- Task objective:
Extract the listing below in full, unchanged.

- Data shown:
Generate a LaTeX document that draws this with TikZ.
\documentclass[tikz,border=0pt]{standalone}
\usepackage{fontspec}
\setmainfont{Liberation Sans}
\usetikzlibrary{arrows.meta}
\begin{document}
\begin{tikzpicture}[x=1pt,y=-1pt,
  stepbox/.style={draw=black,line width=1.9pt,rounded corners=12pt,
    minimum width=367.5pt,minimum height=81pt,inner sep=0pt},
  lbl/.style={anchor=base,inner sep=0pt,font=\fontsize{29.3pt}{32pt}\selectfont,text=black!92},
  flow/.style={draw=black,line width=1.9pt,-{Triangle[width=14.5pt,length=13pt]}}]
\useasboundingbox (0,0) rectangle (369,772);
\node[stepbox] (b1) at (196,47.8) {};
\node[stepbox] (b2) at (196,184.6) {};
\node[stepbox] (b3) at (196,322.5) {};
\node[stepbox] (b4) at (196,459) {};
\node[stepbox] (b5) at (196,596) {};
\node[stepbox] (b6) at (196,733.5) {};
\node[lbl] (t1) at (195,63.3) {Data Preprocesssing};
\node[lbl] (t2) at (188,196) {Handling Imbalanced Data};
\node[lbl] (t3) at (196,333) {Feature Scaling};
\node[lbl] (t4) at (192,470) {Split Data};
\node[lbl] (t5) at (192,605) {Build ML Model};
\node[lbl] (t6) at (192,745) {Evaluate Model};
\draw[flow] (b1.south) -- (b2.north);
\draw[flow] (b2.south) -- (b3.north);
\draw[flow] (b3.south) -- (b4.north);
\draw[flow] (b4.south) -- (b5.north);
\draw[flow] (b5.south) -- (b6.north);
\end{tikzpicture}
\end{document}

- Task solution:
Generate a LaTeX document that draws this with TikZ.
\documentclass[tikz,border=0pt]{standalone}
\usepackage{fontspec}
\setmainfont{Liberation Sans}
\usetikzlibrary{arrows.meta}
\begin{document}
\begin{tikzpicture}[x=1pt,y=-1pt,
  stepbox/.style={draw=black,line width=1.9pt,rounded corners=12pt,
    minimum width=367.5pt,minimum height=81pt,inner sep=0pt},
  lbl/.style={anchor=base,inner sep=0pt,font=\fontsize{29.3pt}{32pt}\selectfont,text=black!92},
  flow/.style={draw=black,line width=1.9pt,-{Triangle[width=14.5pt,length=13pt]}}]
\useasboundingbox (0,0) rectangle (369,772);
\node[stepbox] (b1) at (196,47.8) {};
\node[stepbox] (b2) at (196,184.6) {};
\node[stepbox] (b3) at (196,322.5) {};
\node[stepbox] (b4) at (196,459) {};
\node[stepbox] (b5) at (196,596) {};
\node[stepbox] (b6) at (196,733.5) {};
\node[lbl] (t1) at (195,63.3) {Data Preprocesssing};
\node[lbl] (t2) at (188,196) {Handling Imbalanced Data};
\node[lbl] (t3) at (196,333) {Feature Scaling};
\node[lbl] (t4) at (192,470) {Split Data};
\node[lbl] (t5) at (192,605) {Build ML Model};
\node[lbl] (t6) at (192,745) {Evaluate Model};
\draw[flow] (b1.south) -- (b2.north);
\draw[flow] (b2.south) -- (b3.north);
\draw[flow] (b3.south) -- (b4.north);
\draw[flow] (b4.south) -- (b5.north);
\draw[flow] (b5.south) -- (b6.north);
\end{tikzpicture}
\end{document}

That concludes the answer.